IRS Issues Q&As For PCORI Trust Fund Fees Due On July 31

The Internal Revenue Service has issued questions and answers regarding the fees imposed by Code Secs. 4375 through 4377 on issuers of specified health insurance policies and sponsors of applicable self-insured health plans. The fees, referred to as “PCORI fees,” help to fund the Patient-Centered Outcomes Research Institute (PCORI). Added by the Patient Protection and Affordable Care Act (ACA), the PCORI fees apply for policy and plan years ending on or after Oct. 1, 2012, and before Oct. 1, 2019. The IRS notes that the PCORI fees are due July 31, 2013. This is because issuers of specified health insurance policies and plan sponsor of applicable self-insured health plans must report and pay the PCORI fee for a policy year or plan year no later than July 31 of the calendar year following the last day of the policy or plan year.

Amount. The amount of the PCORI fee is equal to the average number of lives covered during the policy year or plan year multiplied by the applicable dollar amount for the year. For policy and plan years ending after Sept. 30, 2012, and before Oct. 1, 2013, the applicable dollar amount is $1. For policy and plan years ending after Sept. 30, 2013, and before Oct. 1, 2014, the applicable dollar amount is $2. For policy and plan years beginning on or after Oct. 1, 2014, and before Oct. 1, 2019, the applicable dollar amount is further adjusted to reflect inflation in National Health Expenditures, as determined by the Secretary of Health and Human Services.

Calculation. The PCORI fee is imposed on an issuer of a specified health insurance policy and a plan sponsor of an applicable self-insured health plan based on the average number of lives covered under the policy for the policy year or the plan for the plan year.

The PCORI fee final regulations were published on Dec. 6, 2012. The final regulations require issuers of specified health insurance policies to use one of four alternative methods—the actual count method, the snapshot method, the member months method or the state form method—to determine the average number of lives covered under a specified health insurance policy for a policy year. The final regulations require plan sponsors of applicable health plans to use one of three alternative methods—the actual count method, the snapshot method or the Form 5500 method—to determine the average number of lives covered under the applicable self-insured health plan for a plan year.

Generally, all individuals who are covered during the policy year or plan year must be counted in computing the average number of lives covered for that year. Thus, for example, an applicable self-insured health plan must count an employee and his dependent child as two separate covered lives unless the plan is a health reimbursement arrangement (HRA) or flexible spending arrangement (FSA).

Reporting and payment. Issuers of specified health insurance policies and plan sponsors of applicable self-insured health plans will file annually Form 720, Quarterly Federal Excise Tax Return, to report and pay the PCORI fee. The Form 720 will be due on July 31 of the year following the last day of the policy year or plan year. Electronic filing is available but not required. Payment will be due at the time the Form 720 is due. Deposits are not required for the PCORI fee.

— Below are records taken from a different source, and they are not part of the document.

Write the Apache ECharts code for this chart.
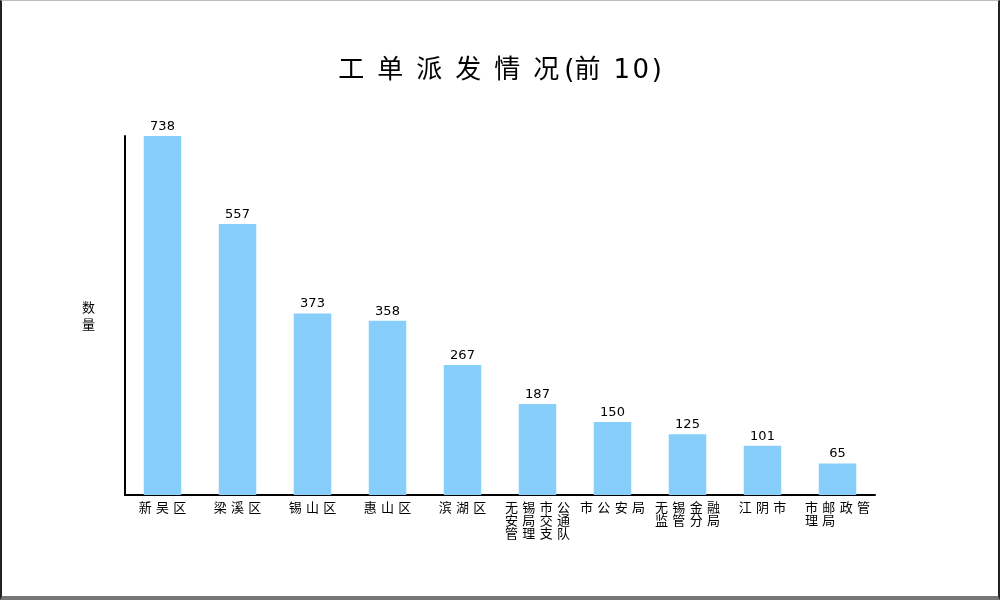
<!DOCTYPE html>
<html lang="zh">
<head>
  <meta charset="UTF-8">
  <title>工单派发情况</title>
  <script src="https://cdn.jsdelivr.net/npm/echarts@6/dist/echarts.min.js"></script>
  <style>
    html, body { margin: 0; padding: 0; background: #fff; }
    #main {
      width: 996px; height: 595px; background: #fff;
      border-left: 2px solid #222; border-right: 2px solid #222;
      border-top: 1px solid #bbb; border-bottom: 4px solid #777;
    }
  </style>
</head>
<body>
<div id="main"></div>
<script>
  var titleText = '工单派发情况(前10)';
  var categories = ['新吴区', '梁溪区', '锡山区', '惠山区', '滨湖区', '无锡市公安局交通管理支队', '市公安局', '无锡金融监管分局', '江阴市', '市邮政管理局'];
  var values = [738, 557, 373, 358, 267, 187, 150, 125, 101, 65];

  // spread characters out a little, the reference uses wide letter spacing
  function spread(s, gap) {
    return s.split('').join(gap);
  }

  // wide gaps between CJK chars, narrow ones around the latin bits
  function spreadTitle(s) {
    var cjk = /[\u4e00-\u9fff]/;
    var out = '';
    for (var i = 0; i < s.length; i++) {
      var c = s[i], next = s[i + 1];
      out += c;
      if (!next) break;
      if (cjk.test(c) && (cjk.test(next) || /[0-9]/.test(next))) out += '\u2002';
      else if (cjk.test(c) && next === '(') out += '\u2009';
      else if (/[0-9]/.test(c)) out += '\u200A';
    }
    return out;
  }

  // wrap every 4 chars, pad short lines so they sit flush left
  function wrapLabel(s) {
    if (s.length <= 4) return spread(s, '\u2004');
    var lines = [];
    for (var i = 0; i < s.length; i += 4) {
      var part = s.substr(i, 4);
      while (part.length < 4) part += '\u3000';
      lines.push(spread(part, '\u2004'));
    }
    return lines.join('\n');
  }

  var chart = echarts.init(document.getElementById('main'));

  var option = {
    backgroundColor: '#fff',
    title: {
      text: spreadTitle(titleText),
      left: 'center',
      top: 52,
      textStyle: {
        color: '#000',
        fontSize: 26,
        fontWeight: 'normal',
        fontFamily: 'DejaVu Sans, Noto Sans CJK SC'
      }
    },
    grid: {
      left: 123,
      right: 123,
      top: 135,
      bottom: 101
    },
    xAxis: {
      type: 'category',
      data: categories,
      axisLine: { lineStyle: { color: '#000', width: 2 } },
      axisTick: { show: false },
      axisLabel: {
        interval: 0,
        color: '#000',
        fontSize: 13,
        lineHeight: 13,
        margin: 6,
        fontFamily: 'Noto Sans CJK SC',
        formatter: wrapLabel
      }
    },
    yAxis: {
      type: 'value',
      min: 0,
      max: 'dataMax',
      name: '数\n量',
      nameLocation: 'middle',
      nameRotate: 0,
      nameGap: 30,
      nameTextStyle: {
        color: '#000',
        fontSize: 13,
        lineHeight: 17,
        fontFamily: 'Noto Sans CJK SC'
      },
      axisLine: { show: true, lineStyle: { color: '#000', width: 2 } },
      axisTick: { show: false },
      axisLabel: { show: false },
      splitLine: { show: false }
    },
    series: [
      {
        type: 'bar',
        data: values,
        barWidth: '50%',
        itemStyle: { color: '#87cefa' },
        label: {
          show: true,
          position: 'top',
          distance: 3,
          color: '#000',
          fontSize: 13,
          fontFamily: 'DejaVu Sans'
        },
        animation: false
      }
    ]
  };

  chart.setOption(option);
</script>
</body>
</html>
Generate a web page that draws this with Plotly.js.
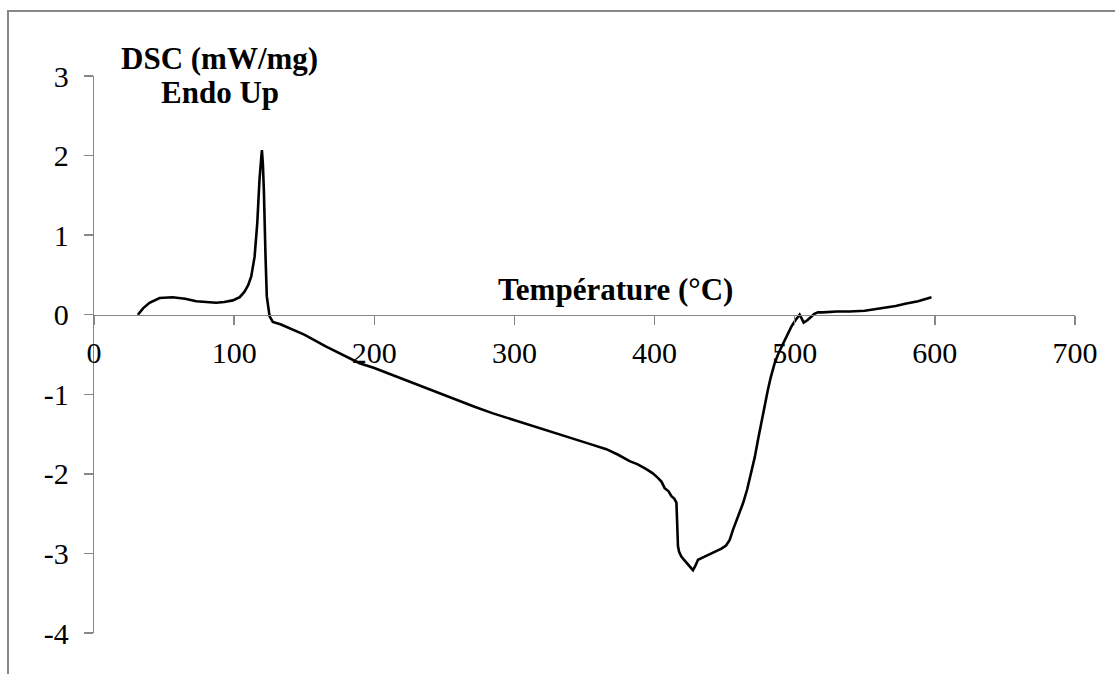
<!DOCTYPE html>
<html>
<head>
<meta charset="utf-8">
<script src="https://cdn.plot.ly/plotly-3.0.1.min.js"></script>
<style>
  html, body { margin:0; padding:0; background:#fff; overflow:hidden; }
  #wrap { position:relative; width:1115px; height:674px; }
  #chart { position:absolute; left:0; top:0; width:1115px; height:674px; }
  #frame { position:absolute; left:7px; top:10px; width:1200px; height:800px;
           border-left:2px solid #878787; border-top:2px solid #878787; pointer-events:none; }
</style>
</head>
<body>
<div id="wrap">
  <div id="chart"></div>
  <div id="frame"></div>
</div>
<script>
const temperature = [31.3, 35, 39.6, 46.8, 56, 65, 73, 80, 87.2, 93, 99, 104, 107.4, 110, 112.2, 114.6, 116.5, 118.1, 119.2, 119.8, 120.5, 121.2, 122.4, 123.3, 125.3, 127.6, 133, 139.5, 150, 165.7, 177, 189.5, 200, 213.3, 225, 237.1, 250, 260.9, 272, 284.7, 297, 308.5, 320, 332.3, 341.8, 353, 365.6, 374, 382.2, 388, 394.1, 398.5, 402.4, 405, 407.2, 410, 412, 414, 415.6, 416.2, 416.7, 417.5, 419.1, 421.5, 423.8, 425.5, 427.4, 429, 431, 434.6, 438, 441.7, 444.5, 447.7, 451, 453.6, 456, 458.5, 460.8, 463.1, 466, 469.1, 471.5, 473.8, 477.4, 480.9, 483, 485.7, 488.5, 491.6, 494.5, 497.6, 500.5, 503.5, 505, 506.4, 509, 511.9, 514, 516.6, 520, 530, 539.2, 550, 563, 572, 579.7, 588, 597.6];
const dsc = [0.0, 0.08, 0.15, 0.21, 0.22, 0.20, 0.17, 0.16, 0.15, 0.16, 0.18, 0.22, 0.29, 0.37, 0.48, 0.73, 1.15, 1.70, 1.98, 2.07, 1.90, 1.57, 0.73, 0.23, -0.02, -0.09, -0.12, -0.17, -0.25, -0.40, -0.50, -0.61, -0.67, -0.76, -0.84, -0.93, -1.01, -1.09, -1.16, -1.24, -1.31, -1.37, -1.44, -1.51, -1.56, -1.62, -1.69, -1.76, -1.84, -1.88, -1.94, -1.99, -2.05, -2.10, -2.18, -2.22, -2.28, -2.31, -2.36, -2.60, -2.91, -2.98, -3.04, -3.09, -3.14, -3.17, -3.21, -3.16, -3.08, -3.05, -3.02, -2.99, -2.97, -2.94, -2.90, -2.83, -2.70, -2.58, -2.49, -2.37, -2.20, -1.99, -1.79, -1.57, -1.24, -0.94, -0.78, -0.61, -0.48, -0.36, -0.25, -0.15, -0.07, 0.0, -0.05, -0.10, -0.07, -0.03, 0.01, 0.03, 0.03, 0.04, 0.04, 0.05, 0.08, 0.11, 0.14, 0.17, 0.22];
const xTicks = [0, 100, 200, 300, 400, 500, 600, 700];
const yTicks = [-4, -3, -2, -1, 0, 1, 2, 3];
const xTitle = "Température (°C)";
const yTitleLine1 = "DSC (mW/mg)";
const yTitleLine2 = "Endo Up";

const serif = "Liberation Serif, Times New Roman, serif";
const axisGray = "#878787";

const trace = {
  x: temperature, y: dsc, type: "scatter", mode: "lines",
  line: { color: "#000", width: 2.6 }, hoverinfo: "skip", cliponaxis: false
};

const layout = {
  width: 1115, height: 674,
  margin: { l: 94, r: 40, t: 76, b: 41, pad: 0 },
  paper_bgcolor: "#fff", plot_bgcolor: "rgba(0,0,0,0)",
  showlegend: false,
  font: { family: serif, color: "#000", size: 30 },
  xaxis: {
    range: [0, 700], tickvals: xTicks, ticktext: xTicks.map(String),
    anchor: "free", position: 4/7,
    showline: true, linecolor: axisGray, linewidth: 1.3,
    ticks: "outside", ticklen: 9, tickwidth: 1.3, tickcolor: axisGray,
    showgrid: false, zeroline: false,
    tickfont: { family: serif, size: 30, color: "#000" },
    ticklabelstandoff: 2
  },
  yaxis: {
    range: [-4, 3], tickvals: yTicks, ticktext: yTicks.map(String),
    showline: true, linecolor: axisGray, linewidth: 1.3,
    ticks: "outside", ticklen: 9, tickwidth: 1.3, tickcolor: axisGray,
    showgrid: false, zeroline: false,
    tickfont: { family: serif, size: 30, color: "#000" },
    ticklabelstandoff: 9
  },
  annotations: [
    { text: "<b>" + xTitle + "</b>", xref: "paper", yref: "paper",
      x: 0.532, y: (633 - 289) / 557, xanchor: "center", yanchor: "middle",
      showarrow: false, font: { family: serif, size: 31, color: "#000" } },
    { text: "<b>" + yTitleLine1 + "</b>", xref: "paper", yref: "paper",
      x: 0.1284, y: (633 - 58) / 557, xanchor: "center", yanchor: "middle",
      showarrow: false, font: { family: serif, size: 31, color: "#000" } },
    { text: "<b>" + yTitleLine2 + "</b>", xref: "paper", yref: "paper",
      x: 0.1284, y: (633 - 93) / 557, xanchor: "center", yanchor: "middle",
      showarrow: false, font: { family: serif, size: 31, color: "#000" } }
  ]
};

Plotly.newPlot("chart", [trace], layout, { staticPlot: true, displayModeBar: false });
</script>
</body>
</html>
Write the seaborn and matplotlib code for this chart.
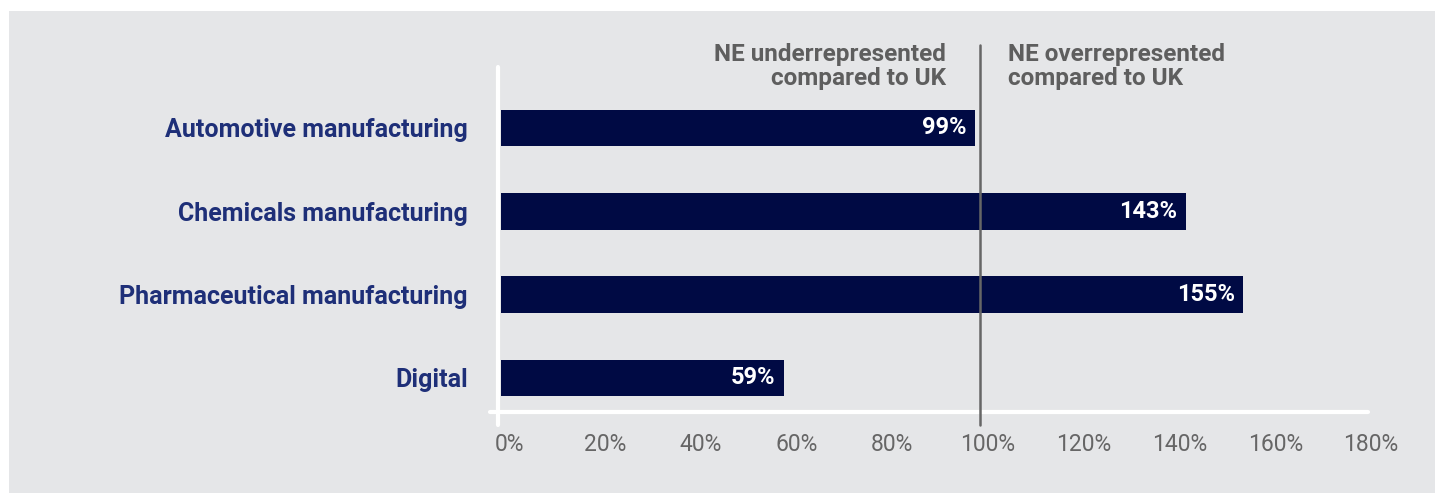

Issuers and plan sponsors who are required to pay the PCORI fee but are not required to report any other liabilities on a Form 720 will be required to file a Form 720 only once a year. They will not be required to file a Form 720 for the other quarters of the year.

Issuers and plan sponsors who are required to pay the PCORI fee as well as other liabilities on a Form 720 will use their Form 720 for the 2nd quarter to report and pay the PCORI fee that is due July 31. Only one Form 720 should be filed for each quarter.

Exceptions. The PCORI fee does not apply to exempt governmental programs, including Medicare, Medicaid, Children’s Health Insurance Program (CHIP) and any program established by federal law for providing medical care (other than through insurance policies) to members of the Armed Forces, veterans and members of Indian tribes (as defined in Sec. 4(d) of the Indian Health Care Improvement Act).

Also, health insurance policies and self-insured plans that provide only excepted benefits, such as plans that offer benefits limited to vision or dental benefits and most flexible spending arrangements (FSAs), are not subject to the PCORI fee. Further, health insurance policies or self-insured plans that are limited to employee assistance programs, disease management programs or wellness programs are not subject to the PCORI fee if these programs do not provide significant benefits in the nature of medical care or treatment.

The PCORI fee applies only to policies and plans that cover individuals residing in the United States. Thus, the PCORI fee does not apply to policies and plans that are designed specifically to cover employees who are working and residing outside the United States.